When Nothing Makes Sense, Make Nonsense

Today’s news is ridiculous.

  • An eight-year-old in Germany drove the family car at 140 kmh (87 mph) on the highway.
  • The US President was invited to Denmark by Queen Margrethe but he cancelled because Denmark wouldn’t sell Greenland to him.
  • Sean Spicer is going to be on Dancing With the Stars.
  • The Parkland School shooting survivors have a better gun control plan than any of the politicians.
  • Alberta’s premier spends more energy and time on national politicking than on provincial issues.
  • Iceland held a funeral for the first glacier lost to climate change.
  • Boris Johnson can’t understand why the EU won’t change the Irish backstop so he’s going to have a chat with Angela Merkel about it.
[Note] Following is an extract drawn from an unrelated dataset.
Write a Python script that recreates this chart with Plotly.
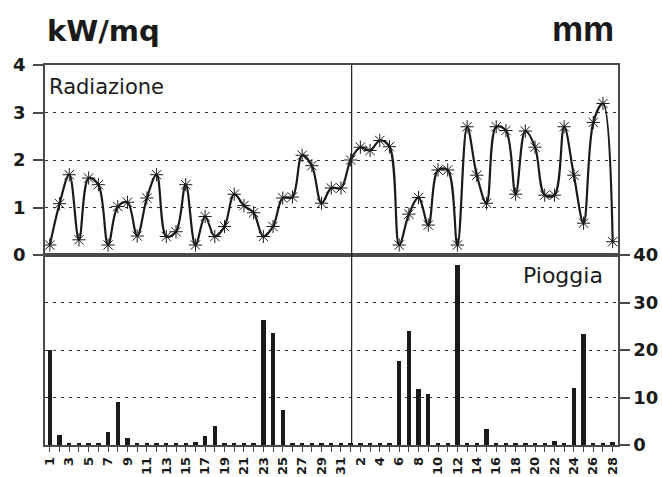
import plotly.graph_objects as go

# ---- data ----
jan_days = list(range(1, 32))
feb_days = list(range(1, 29))

radiazione_jan = [0.21, 1.08, 1.69, 0.32, 1.62, 1.48, 0.21, 1.02, 1.11, 0.40,
                  1.20, 1.69, 0.39, 0.49, 1.48, 0.21, 0.81, 0.39, 0.60, 1.28,
                  1.04, 0.89, 0.39, 0.60, 1.20, 1.22, 2.10, 1.88, 1.09, 1.41, 1.41]
radiazione_feb = [2.00, 2.27, 2.20, 2.41, 2.28, 0.21, 0.86, 1.21, 0.63, 1.79,
                  1.79, 0.21, 2.70, 1.68, 1.09, 2.70, 2.62, 1.28, 2.61, 2.27,
                  1.26, 1.26, 2.70, 1.68, 0.67, 2.79, 3.19, 0.28]

pioggia_jan = [19.9, 2.1, 0.5, 0.5, 0.5, 0.5, 2.8, 9.0, 1.5, 0.5,
               0.5, 0.5, 0.5, 0.5, 0.5, 0.7, 1.8, 4.0, 0.5, 0.5,
               0.5, 0.5, 26.3, 23.6, 7.4, 0.5, 0.5, 0.5, 0.5, 0.5, 0.5]
pioggia_feb = [0.5, 0.5, 0.5, 0.5, 0.5, 17.7, 23.9, 11.7, 10.7, 0.5,
               0.5, 37.9, 0.5, 0.5, 3.3, 0.5, 0.5, 0.5, 0.5, 0.5,
               0.5, 0.9, 0.5, 12.1, 23.3, 0.5, 0.5, 0.7]

rad_ticks = [0, 1, 2, 3, 4]
rain_ticks = [0, 10, 20, 30, 40]

# ---- derived ----
radiazione = radiazione_jan + radiazione_feb
pioggia = pioggia_jan + pioggia_feb
xpos = list(range(len(jan_days) + len(feb_days)))
labels = [str(d) if d % 2 == 1 else "" for d in jan_days] + \
         [str(d) if d % 2 == 0 else "" for d in feb_days]

WIDE = "DejaVu Sans, Verdana, sans-serif"
ARIAL = "Liberation Sans, Arial, Helvetica, sans-serif"
INK = "#1a1a1a"
FRAME = "#4a4a4a"

fig = go.Figure()
fig.add_trace(go.Scatter(
    x=xpos, y=radiazione, xaxis="x", yaxis="y",
    mode="lines+markers",
    line=dict(color=INK, width=2.2, shape="spline", smoothing=1.0),
    marker=dict(symbol="asterisk-open", size=11, color=INK,
                line=dict(color=INK, width=1)),
    cliponaxis=False, showlegend=False,
))
fig.add_trace(go.Bar(
    x=xpos, y=pioggia, xaxis="x2", yaxis="y2",
    marker=dict(color=INK, line=dict(width=0)),
    width=0.45, showlegend=False,
))

grid = dict(showgrid=True, gridcolor="#333333", gridwidth=1, griddash="3px,5px")

fig.update_layout(
    width=662, height=477,
    margin=dict(l=45, r=44, t=65, b=32),
    paper_bgcolor="white", plot_bgcolor="white",
    font=dict(family=WIDE, color=INK),
    bargap=0,
    xaxis=dict(domain=[0, 1], anchor="y", range=[-0.5, 58.55], automargin=False,
               showticklabels=False, ticks="", showgrid=False, zeroline=False,
               showline=True, mirror=True, linecolor=FRAME, linewidth=1.5),
    yaxis=dict(domain=[0.5, 1], anchor="x", range=[0, 4], tickvals=rad_ticks,
               automargin=False,
               ticks="outside", ticklen=10, tickcolor=FRAME, tickwidth=1.5,
               ticklabelstandoff=4,
               tickfont=dict(size=18, weight="bold", family=WIDE),
               zeroline=False, showline=True, mirror=True,
               linecolor=FRAME, linewidth=1.5, **grid),
    xaxis2=dict(domain=[0, 1], anchor="y2", range=[-0.5, 58.55], automargin=False,
                tickmode="array", tickvals=xpos, ticktext=labels,
                tickangle=-90, ticks="outside", ticklen=5, tickcolor=FRAME,
                tickfont=dict(size=13, weight="bold", family=WIDE),
                showgrid=False, zeroline=False,
                showline=True, mirror=True, linecolor=FRAME, linewidth=1.5),
    yaxis2=dict(domain=[0, 0.5], anchor="x2", side="right", range=[0, 40],
                automargin=False,
                tickvals=rain_ticks, ticks="outside", ticklen=10,
                tickcolor=FRAME, tickwidth=1.5,
                tickfont=dict(size=18, weight="bold", family=WIDE),
                zeroline=False, showline=True, mirror=True,
                linecolor=FRAME, linewidth=1.5, **grid),
    shapes=[dict(type="line", xref="x", yref="paper", x0=31.1, x1=31.1,
                 y0=0, y1=1, line=dict(color=INK, width=1.2))],
    annotations=[
        dict(text="kW/mq", xref="paper", yref="paper", x=0.0, y=1.09,
             xanchor="left", yanchor="middle", showarrow=False,
             font=dict(size=29, weight="bold", family=WIDE)),
        dict(text="mm", xref="paper", yref="paper", x=0.996, y=1.095,
             xanchor="right", yanchor="middle", showarrow=False,
             font=dict(size=35, weight="bold", family=ARIAL)),
        dict(text="Radiazione", xref="paper", yref="paper", x=0.004, y=0.942,
             xanchor="left", yanchor="middle", showarrow=False,
             font=dict(size=21, family=WIDE)),
        dict(text="Pioggia", xref="paper", yref="paper", x=0.978, y=0.447,
             xanchor="right", yanchor="middle", showarrow=False,
             font=dict(size=22, family=WIDE)),
    ],
)

fig.write_html("out.html")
I could go on, but we may have reached maximum ridiculousness. None of this makes any sense, so logic must have gone out of style. Some people keep trying to insert logic into all this, but it’s like showing up to a party in the dress and the hairstyle you had for your sister’s wedding in the 1960s.

So, here’s something else that doesn’t make sense: shoes over power lines.  Every now and then I see shoes over power lines in both Canada and the US, and I have never understood it.

  • Whose shoes are they? Did someone steal them or did they use their own?
  • Who threw them over the power lines? Was it an enemy, or a friend?
  • Why did they throw them? A prank? Revenge? Hatred? A Challenge?
  • How did they get them up there? Did it take many attempts?
  • Did they walk home shoeless?
  • What was the point?

Clearly, I have more questions than answers about both the news and the shoes, but at least news and shoes rhyme. It could all be a sort of cosmic poetry to which there is no point.


  1. Your next to last sentence sent coffee coming out my nose. Then I am reminded that in some places shoes are thrown at politicians and such in disgust.